Granted, if I were designing a brand new health care system “from the ground up,” I would not create one in which the primary mandate was to establish and maintain a parasitic executive class whose main function was to generously award itself the largest share possible from funds that would otherwise be available to care for sick people.
But regardless of whether we are in the process of creating, operating, maintaining, or “reforming” our health care system, what does not make sense is to retain the one design element that contains within it a terminal conflict of interest that no tinkering can ever resolve. A for-profit system assumes that we can somehow make people rich as a result of caring for the sick, but what we really do is make people sick by caring for the rich.
One thing is clear: despite spending tens of millions of dollars worth of their ill-gotten profits to buy off our politicians and deform public opinion on the issues, Americans are not buying the traditional array of industry excuses any more. Even absent any substantial support for the idea in Washington or in the corporate mass media, about two- thirds of our citizens want to switch to a single-payer system now.
What is there really to argue or debate? Healthcare industry executives, some of the best paid people on the planet, seem less than eager to appear before the public in front of a banner that reads, “We’re number thirty seven — and that’s good enough!” So they and their politicians and media outlets spread fairy dust.
Virtually all of the current “reform” plans being tossed about by our politicians, including the much-touted “public option,” leave in place a network of for-profit private insurance companies to administer the system.
This arrangement fails completely to address our systemic defect. For-profit healthcare is the problem. It cannot possibly be the solution.
This is why I will not be joining with the liberal groups that are frantically calling for us to support “Obama’s public option” against the forces of darkness. I don’t believe that this is where the battle should be fought. In my cosmology, it seems clear that the forces of darkness have already wormed their way into Obama’s plans and processes, rendering any and all detailed discussion of them a waste of time.

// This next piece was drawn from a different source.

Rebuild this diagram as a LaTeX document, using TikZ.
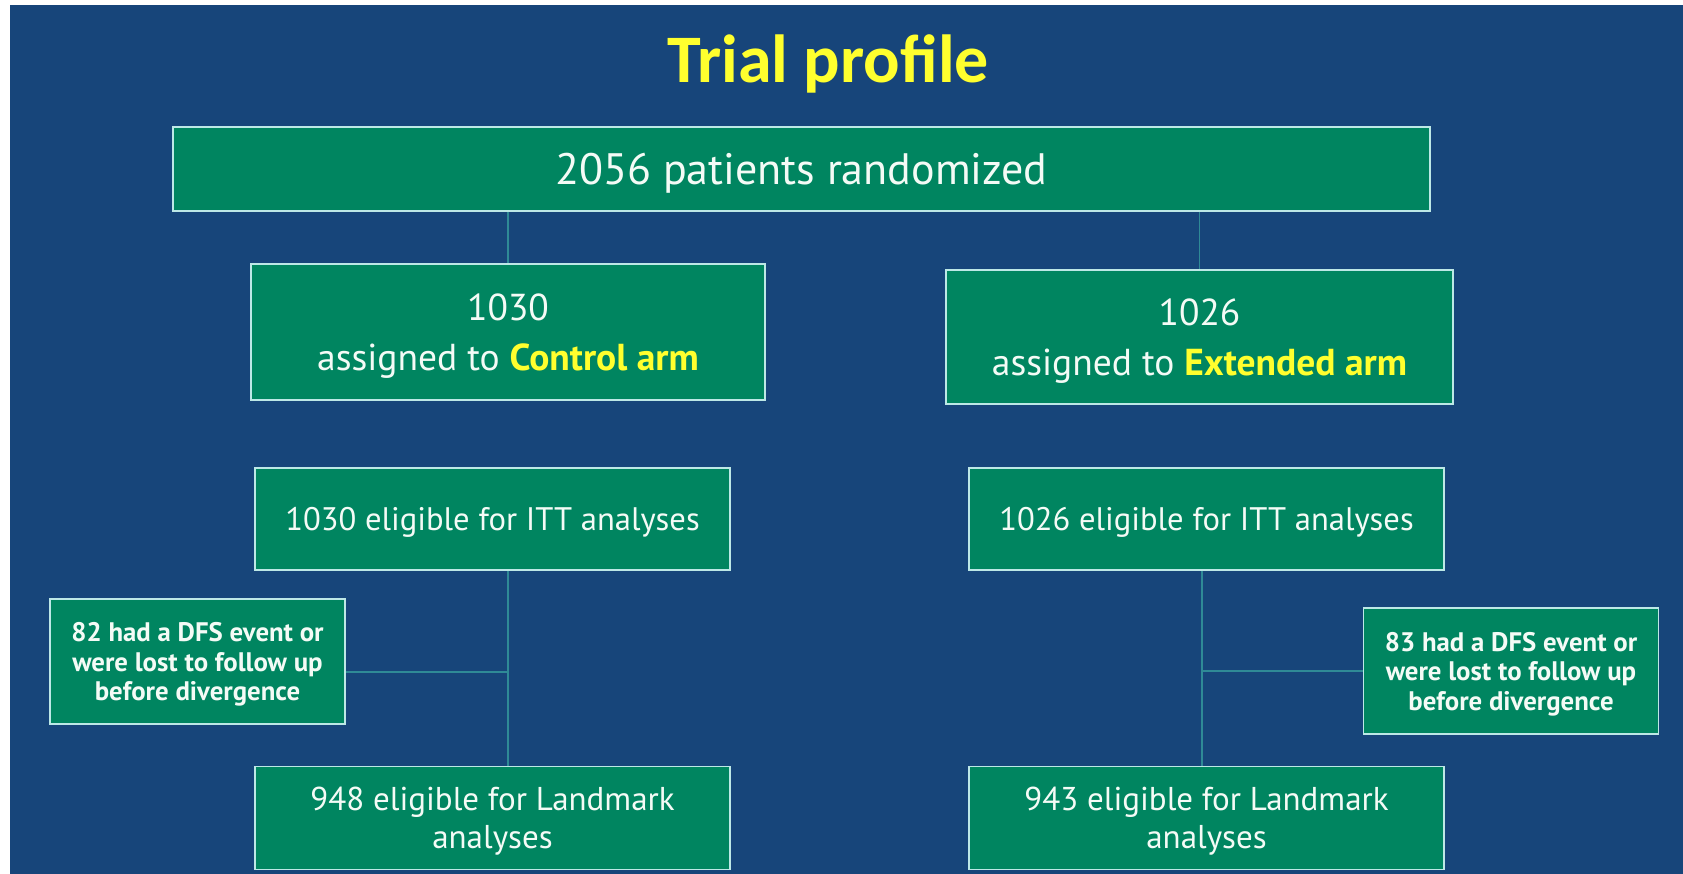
\documentclass[tikz,border=0pt]{standalone}
\usepackage{fontspec}
\setmainfont{PT Sans}
\newfontfamily\headfont{Carlito}
\usetikzlibrary{positioning}

\definecolor{slideblue}{HTML}{17457A}
\definecolor{boxgreen}{HTML}{008560}
\definecolor{boxline}{HTML}{BDE8E6}
\definecolor{linkteal}{HTML}{2F8A96}
\definecolor{hiyellow}{HTML}{FFFF2E}
\definecolor{boxtext}{HTML}{F4FBF6}

\tikzset{
  flowbox/.style={draw=boxline,line width=1.6pt,fill=boxgreen,text=boxtext,
    align=center,inner sep=0pt,text depth=0pt},
  sidebox/.style={flowbox,font=\bfseries\fontsize{26.8}{29.5}\selectfont},
  link/.style={draw=linkteal,line width=1.5pt},
}
\newcommand{\armname}[1]{\textbf{\color{hiyellow}#1}}

\begin{document}
\begin{tikzpicture}[x=1pt,y=-1pt]
  \useasboundingbox (0,0) rectangle (1683,874);
  \fill[white] (0,0) rectangle (1683,874);
  \fill[slideblue] (10,5) rectangle (1683,874);

  \node[anchor=base,text=hiyellow,font=\headfont\bfseries\fontsize{68}{80}\selectfont]
    (title) at (828,83) {Trial profile};

  \node[flowbox,minimum width=1257pt,minimum height=84pt,font=\fontsize{44}{50}\selectfont]
    (top) at (801.5,169) {2056 patients randomized};

  % the two arms
  \node[flowbox,minimum width=514pt,minimum height=136pt,font=\fontsize{37.5}{50}\selectfont]
    (ctrl) at (508,332) {1030\\assigned to \armname{Control arm}};
  \node[flowbox,minimum width=507pt,minimum height=134pt,font=\fontsize{37.5}{50}\selectfont]
    (ext) at (1199.5,337) {1026\\assigned to \armname{Extended arm}};

  \node[flowbox,minimum width=475pt,minimum height=102pt,font=\fontsize{32.6}{38}\selectfont]
    (ittL) at (492.5,519) {1030 eligible for ITT analyses};
  \node[flowbox,minimum width=475pt,minimum height=102pt,font=\fontsize{32.6}{38}\selectfont]
    (ittR) at (1206.5,519) {1026 eligible for ITT analyses};

  % losses before divergence
  \node[sidebox,minimum width=295pt,minimum height=125pt]
    (dfsL) at (197.5,661.5) {82 had a DFS event or\\were lost to follow up\\before divergence};
  \node[sidebox,minimum width=295pt,minimum height=126pt]
    (dfsR) at (1511,671) {83 had a DFS event or\\were lost to follow up\\before divergence};

  \node[flowbox,minimum width=475pt,minimum height=103pt,font=\fontsize{33}{38}\selectfont]
    (lmL) at (492.5,818) {948 eligible for Landmark\\analyses};
  \node[flowbox,minimum width=475pt,minimum height=103pt,font=\fontsize{33}{38}\selectfont]
    (lmR) at (1206.5,818) {943 eligible for Landmark\\analyses};

  \coordinate (jL) at (ctrl.center |- 0,672);
  \coordinate (jR) at (1202,671);

  \draw[link] (top.south -| ctrl) -- (ctrl.north);
  \draw[link] (top.south -| ext) -- (ext.north);
  \draw[link] (ittL.south -| jL) -- (lmL.north -| jL);
  \draw[link] (ittR.south -| jR) -- (lmR.north -| jR);
  \draw[link] (dfsL.east |- jL) -- (jL);
  \draw[link] (jR) -- (dfsR.west |- jR);
\end{tikzpicture}
\end{document}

Democrats control the White House and both branches of Congress, and could count on the overwhelming support of a large majority of citizens on the single-payer issue. Yet they refuse to even put real reform “on the table.” Instead, they choose to put all of their effort into a battle over incredibly complex sets of half-measures that are designed to placate the insurance and drug industries by leaving them in firm control of our system. Even then, they seem to be preparing us for the idea that they may somehow actually lose this little skirmish to the big bad evil Republican obstructionists.
This approach is absurd and should be considered unacceptable. It will leave us with no option other than to continue tiptoeing around the elephant that has taken up permanent residence in our living room.
The solution to our perpetual health care dilemma is actually far simpler than all of that. What we need and should demand is fundamental systemic reform. In this situation, the only reform worthy of its name will be of the kind that unequivocally removes the profit motive from our health care system, and covers everyone under a federally administered single-payer plan.